购物平台商品实时推荐系统(四)
一、flume + kafka进行日志收集----------------------------------------------------------1.在集群上每台nginx服务器安装flume.2.配置flume,并分发使用spooldir做为source,监控/soft/nginx/logs/flume文件夹。[/soft...
·
一、flume + kafka进行日志收集
----------------------------------------------------------
1.在集群上每台nginx服务器安装flume.
2.配置flume,并分发
使用spooldir做为source,监控/soft/nginx/logs/flume文件夹。

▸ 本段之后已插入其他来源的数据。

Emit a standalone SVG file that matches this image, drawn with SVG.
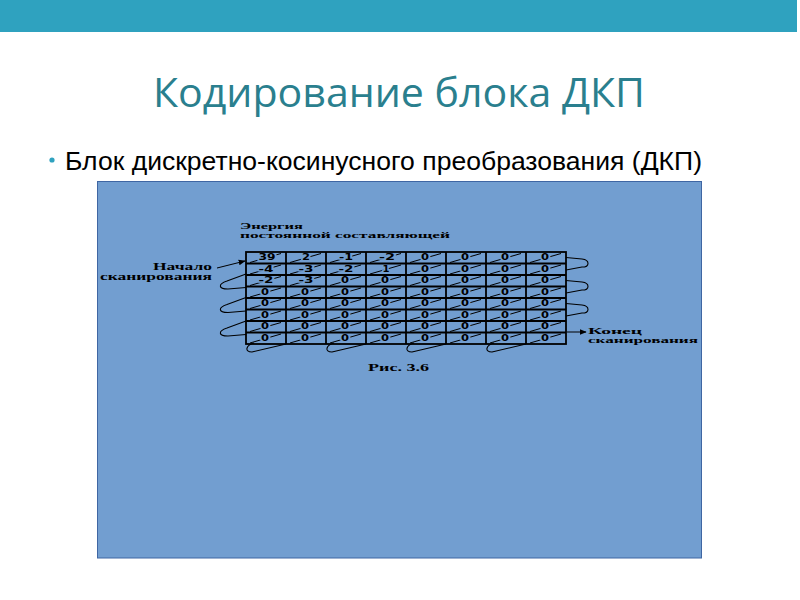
<svg xmlns="http://www.w3.org/2000/svg" width="800" height="600" viewBox="0 0 800 600">
<defs>
<style>
.title{font-family:"Open Sans","Noto Sans","DejaVu Sans",sans-serif;font-size:40px;fill:#2a7f8e}
.bullet{font-family:"Liberation Sans","Arial",sans-serif;font-size:25px;fill:#000}
.lbl{font-family:"Liberation Serif","Times New Roman",serif;font-weight:bold;font-size:10.5px;fill:#000}
.lbs{font-family:"Liberation Serif","Times New Roman",serif;font-weight:bold;font-size:9px;fill:#000}
.num{font-family:"DejaVu Sans","Liberation Sans",sans-serif;font-weight:bold;font-size:9px;fill:#000;text-anchor:middle;stroke:#729ed0;stroke-width:3px;paint-order:stroke;stroke-linejoin:round}
.grid{stroke:#000;stroke-width:1.8;fill:none}
.diag{stroke:#000;stroke-width:1}
.loop{stroke:#000;stroke-width:1.1;fill:none}
</style>
<marker id="ah" viewBox="0 0 10 10" refX="9" refY="5" markerWidth="7" markerHeight="7" markerUnits="userSpaceOnUse" orient="auto">
<path d="M0,1 L10,5 L0,9 Z" fill="#000"/>
</marker>
</defs>
<rect x="0" y="0" width="800" height="600" fill="#fff"/>
<rect x="0" y="0" width="797" height="32" fill="#2fa2bf"/>
<g id="title"><text class="title" x="153" y="107" textLength="492" lengthAdjust="spacingAndGlyphs">Кодирование блока ДКП</text></g>
<g id="bullet">
<circle cx="52" cy="160" r="2.6" fill="#2fa2bf"/>
<text class="bullet" x="65" y="170" textLength="637" lengthAdjust="spacingAndGlyphs">Блок дискретно-косинусного преобразования (ДКП)</text>
</g>
<g id="panel"><rect x="97.5" y="181.5" width="604" height="376.5" fill="#729ed0" stroke="#3f66a3" stroke-width="1"/></g>

<g id="labels">
<text class="lbs" x="240" y="228.5" textLength="63" lengthAdjust="spacingAndGlyphs">Энергия</text>
<text class="lbs" x="240" y="237.5" textLength="210" lengthAdjust="spacingAndGlyphs">постоянной составляющей</text>
<text class="lbl" x="153" y="270" textLength="59" lengthAdjust="spacingAndGlyphs">Начало</text>
<text class="lbl" x="100" y="280" textLength="112" lengthAdjust="spacingAndGlyphs">сканирования</text>
<text class="lbs" x="588" y="334" textLength="54" lengthAdjust="spacingAndGlyphs">Конец</text>
<text class="lbs" x="588" y="343" textLength="110" lengthAdjust="spacingAndGlyphs">сканирования</text>
<text class="lbl" x="368" y="371" textLength="61" lengthAdjust="spacingAndGlyphs">Рис. 3.6</text>
</g>

<g id="matrix">
<g id="diagonals">
<path class="diag" d="M250,262.5 L281,253.5 M290,262.5 L321,253.5 M330,262.5 L361,253.5 M370,262.5 L401,253.5 M410,262.5 L441,253.5 M450,262.5 L481,253.5 M490,262.5 L521,253.5 M530,262.5 L561,253.5
M250,274 L281,265 M290,274 L321,265 M330,274 L361,265 M370,274 L401,265 M410,274 L441,265 M450,274 L481,265 M490,274 L521,265 M530,274 L561,265
M250,285.5 L281,276.5 M290,285.5 L321,276.5 M330,285.5 L361,276.5 M370,285.5 L401,276.5 M410,285.5 L441,276.5 M450,285.5 L481,276.5 M490,285.5 L521,276.5 M530,285.5 L561,276.5
M250,297 L281,288 M290,297 L321,288 M330,297 L361,288 M370,297 L401,288 M410,297 L441,288 M450,297 L481,288 M490,297 L521,288 M530,297 L561,288
M250,308.5 L281,299.5 M290,308.5 L321,299.5 M330,308.5 L361,299.5 M370,308.5 L401,299.5 M410,308.5 L441,299.5 M450,308.5 L481,299.5 M490,308.5 L521,299.5 M530,308.5 L561,299.5
M250,320 L281,311 M290,320 L321,311 M330,320 L361,311 M370,320 L401,311 M410,320 L441,311 M450,320 L481,311 M490,320 L521,311 M530,320 L561,311
M250,331.5 L281,322.5 M290,331.5 L321,322.5 M330,331.5 L361,322.5 M370,331.5 L401,322.5 M410,331.5 L441,322.5 M450,331.5 L481,322.5 M490,331.5 L521,322.5 M530,331.5 L561,322.5
M250,343 L281,334 M290,343 L321,334 M330,343 L361,334 M370,343 L401,334 M410,343 L441,334 M450,343 L481,334 M490,343 L521,334 M530,343 L561,334"/>
</g>
<g id="numbers">
<text class="num" x="267" y="260" textLength="17" lengthAdjust="spacingAndGlyphs">39</text><text class="num" x="306" y="260" textLength="8" lengthAdjust="spacingAndGlyphs">2</text><text class="num" x="346" y="260" textLength="14" lengthAdjust="spacingAndGlyphs">-1</text><text class="num" x="387" y="260" textLength="16" lengthAdjust="spacingAndGlyphs">-2</text><text class="num" x="425" y="260" textLength="8" lengthAdjust="spacingAndGlyphs">0</text><text class="num" x="465" y="260" textLength="8" lengthAdjust="spacingAndGlyphs">0</text><text class="num" x="505" y="260" textLength="8" lengthAdjust="spacingAndGlyphs">0</text><text class="num" x="545" y="260" textLength="8" lengthAdjust="spacingAndGlyphs">0</text>
<text class="num" x="266" y="271.5" textLength="15" lengthAdjust="spacingAndGlyphs">-4</text><text class="num" x="306" y="271.5" textLength="15" lengthAdjust="spacingAndGlyphs">-3</text><text class="num" x="346" y="271.5" textLength="15" lengthAdjust="spacingAndGlyphs">-2</text><text class="num" x="386" y="271.5" textLength="7" lengthAdjust="spacingAndGlyphs">1</text><text class="num" x="425" y="271.5" textLength="8" lengthAdjust="spacingAndGlyphs">0</text><text class="num" x="465" y="271.5" textLength="8" lengthAdjust="spacingAndGlyphs">0</text><text class="num" x="505" y="271.5" textLength="8" lengthAdjust="spacingAndGlyphs">0</text><text class="num" x="545" y="271.5" textLength="8" lengthAdjust="spacingAndGlyphs">0</text>
<text class="num" x="266" y="283" textLength="15" lengthAdjust="spacingAndGlyphs">-2</text><text class="num" x="306" y="283" textLength="15" lengthAdjust="spacingAndGlyphs">-3</text><text class="num" x="345" y="283" textLength="8" lengthAdjust="spacingAndGlyphs">0</text><text class="num" x="385" y="283" textLength="8" lengthAdjust="spacingAndGlyphs">0</text><text class="num" x="425" y="283" textLength="8" lengthAdjust="spacingAndGlyphs">0</text><text class="num" x="465" y="283" textLength="8" lengthAdjust="spacingAndGlyphs">0</text><text class="num" x="505" y="283" textLength="8" lengthAdjust="spacingAndGlyphs">0</text><text class="num" x="545" y="283" textLength="8" lengthAdjust="spacingAndGlyphs">0</text>
<text class="num" x="265" y="294.5" textLength="8" lengthAdjust="spacingAndGlyphs">0</text><text class="num" x="305" y="294.5" textLength="8" lengthAdjust="spacingAndGlyphs">0</text><text class="num" x="345" y="294.5" textLength="8" lengthAdjust="spacingAndGlyphs">0</text><text class="num" x="385" y="294.5" textLength="8" lengthAdjust="spacingAndGlyphs">0</text><text class="num" x="425" y="294.5" textLength="8" lengthAdjust="spacingAndGlyphs">0</text><text class="num" x="465" y="294.5" textLength="8" lengthAdjust="spacingAndGlyphs">0</text><text class="num" x="505" y="294.5" textLength="8" lengthAdjust="spacingAndGlyphs">0</text><text class="num" x="545" y="294.5" textLength="8" lengthAdjust="spacingAndGlyphs">0</text>
<text class="num" x="265" y="306" textLength="8" lengthAdjust="spacingAndGlyphs">0</text><text class="num" x="305" y="306" textLength="8" lengthAdjust="spacingAndGlyphs">0</text><text class="num" x="345" y="306" textLength="8" lengthAdjust="spacingAndGlyphs">0</text><text class="num" x="385" y="306" textLength="8" lengthAdjust="spacingAndGlyphs">0</text><text class="num" x="425" y="306" textLength="8" lengthAdjust="spacingAndGlyphs">0</text><text class="num" x="465" y="306" textLength="8" lengthAdjust="spacingAndGlyphs">0</text><text class="num" x="505" y="306" textLength="8" lengthAdjust="spacingAndGlyphs">0</text><text class="num" x="545" y="306" textLength="8" lengthAdjust="spacingAndGlyphs">0</text>
<text class="num" x="265" y="317.5" textLength="8" lengthAdjust="spacingAndGlyphs">0</text><text class="num" x="305" y="317.5" textLength="8" lengthAdjust="spacingAndGlyphs">0</text><text class="num" x="345" y="317.5" textLength="8" lengthAdjust="spacingAndGlyphs">0</text><text class="num" x="385" y="317.5" textLength="8" lengthAdjust="spacingAndGlyphs">0</text><text class="num" x="425" y="317.5" textLength="8" lengthAdjust="spacingAndGlyphs">0</text><text class="num" x="465" y="317.5" textLength="8" lengthAdjust="spacingAndGlyphs">0</text><text class="num" x="505" y="317.5" textLength="8" lengthAdjust="spacingAndGlyphs">0</text><text class="num" x="545" y="317.5" textLength="8" lengthAdjust="spacingAndGlyphs">0</text>
<text class="num" x="265" y="329" textLength="8" lengthAdjust="spacingAndGlyphs">0</text><text class="num" x="305" y="329" textLength="8" lengthAdjust="spacingAndGlyphs">0</text><text class="num" x="345" y="329" textLength="8" lengthAdjust="spacingAndGlyphs">0</text><text class="num" x="385" y="329" textLength="8" lengthAdjust="spacingAndGlyphs">0</text><text class="num" x="425" y="329" textLength="8" lengthAdjust="spacingAndGlyphs">0</text><text class="num" x="465" y="329" textLength="8" lengthAdjust="spacingAndGlyphs">0</text><text class="num" x="505" y="329" textLength="8" lengthAdjust="spacingAndGlyphs">0</text><text class="num" x="545" y="329" textLength="8" lengthAdjust="spacingAndGlyphs">0</text>
<text class="num" x="265" y="340.5" textLength="8" lengthAdjust="spacingAndGlyphs">0</text><text class="num" x="305" y="340.5" textLength="8" lengthAdjust="spacingAndGlyphs">0</text><text class="num" x="345" y="340.5" textLength="8" lengthAdjust="spacingAndGlyphs">0</text><text class="num" x="385" y="340.5" textLength="8" lengthAdjust="spacingAndGlyphs">0</text><text class="num" x="425" y="340.5" textLength="8" lengthAdjust="spacingAndGlyphs">0</text><text class="num" x="465" y="340.5" textLength="8" lengthAdjust="spacingAndGlyphs">0</text><text class="num" x="505" y="340.5" textLength="8" lengthAdjust="spacingAndGlyphs">0</text><text class="num" x="545" y="340.5" textLength="8" lengthAdjust="spacingAndGlyphs">0</text>
</g>
<g id="gridlines">
<rect class="grid" x="246" y="252" width="320" height="92"/>
<path class="grid" d="M286,252 V344 M326,252 V344 M366,252 V344 M406,252 V344 M446,252 V344 M486,252 V344 M526,252 V344
M246,263.5 H566 M246,275 H566 M246,286.5 H566 M246,298 H566 M246,309.5 H566 M246,321 H566 M246,332.5 H566"/>
</g>
</g>

<g id="connectors">
<path class="loop" d="M246,274 L227,281 C218,284 218,289 228,289 L246,287.5"/>
<path class="loop" d="M246,297.5 L227,304.5 C218,307.5 218,312.5 228,312.5 L246,311"/>
<path class="loop" d="M246,321 L227,328 C218,331 218,336 228,336 L246,334.5"/>
<path class="loop" d="M566,257.5 L582,259 C590,260 590,267 582,267 L566,270"/>
<path class="loop" d="M566,280.5 L582,282 C590,283 590,290 582,290 L566,293"/>
<path class="loop" d="M566,303.5 L582,305 C590,306 590,313 582,313 L566,316"/>
<path class="loop" d="M254,343 C246,345 244,352 252,352 L286,344"/>
<path class="loop" d="M334,343 C326,345 324,352 332,352 L366,344"/>
<path class="loop" d="M414,343 C406,345 404,352 412,352 L446,344"/>
<path class="loop" d="M494,343 C486,345 484,352 492,352 L526,344"/>
<line x1="217" y1="268" x2="245" y2="261" stroke="#000" stroke-width="1" marker-end="url(#ah)"/>
<line x1="567" y1="332" x2="586" y2="332" stroke="#000" stroke-width="1" marker-end="url(#ah)"/>
</g>
</svg>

[/soft/flume/conf/eshop.conf]
a1.sources = r1
a1.channels = c1
a1.sinks = k1
a1.sources.r1.type = spooldir
a1.sources.r1.spoolDir = /soft/nginx/logs/flume
a1.sources.r1.fileHeader = true
a1.sinks.k1.type = org.apache.flume.sink.kafka.KafkaSink
a1.sinks.k1.kafka.topic = eshop
a1.sinks.k1.kafka.bootstrap.servers = s200:9092 s300:9092 s400:9092
a1.channels.c1.type = memory
a1.sources.r1.channels = c1
a1.sinks.k1.channel = c1
3.启动kafka集群
a)启动zk集群
$>zkServer.sh start //s100
$>zkServer.sh start //s200
$>zkServer.sh start //s300
b)启动kafka集群
//s200
$>kafka-server-start.sh /soft/kafka/config/server.properties
//s300
$>kafka-server-start.sh /soft/kafka/config/server.properties
//s400
$>kafka-server-start.sh /soft/kafka/config/server.properties
c)创建eshop主题
$> kafka-topics.sh --zookeeper s100:2181 --topic eshop --create --partitions 3 --replication-factor 3
d)查看主题
$> kafka-topics.sh --zookeeper s100:2181 --list
e)启动flume
//s201
$>cd /soft/flume/conf
$>flume-ng agent -f /soft/flume/conf/eshop.conf -n a1
//s202
//s203
//s204
f)启动hdfs集群
$>start-dfs.sh
二、创建kafka消费者模块EshopConsumer -- 将日志数据原样输出到HDFS上作为保存
------------------------------------------------------------------------------
1.添加maven
<?xml version="1.0" encoding="UTF-8"?>
<project xmlns="http://maven.apache.org/POM/4.0.0"
xmlns:xsi="http://www.w3.org/2001/XMLSchema-instance"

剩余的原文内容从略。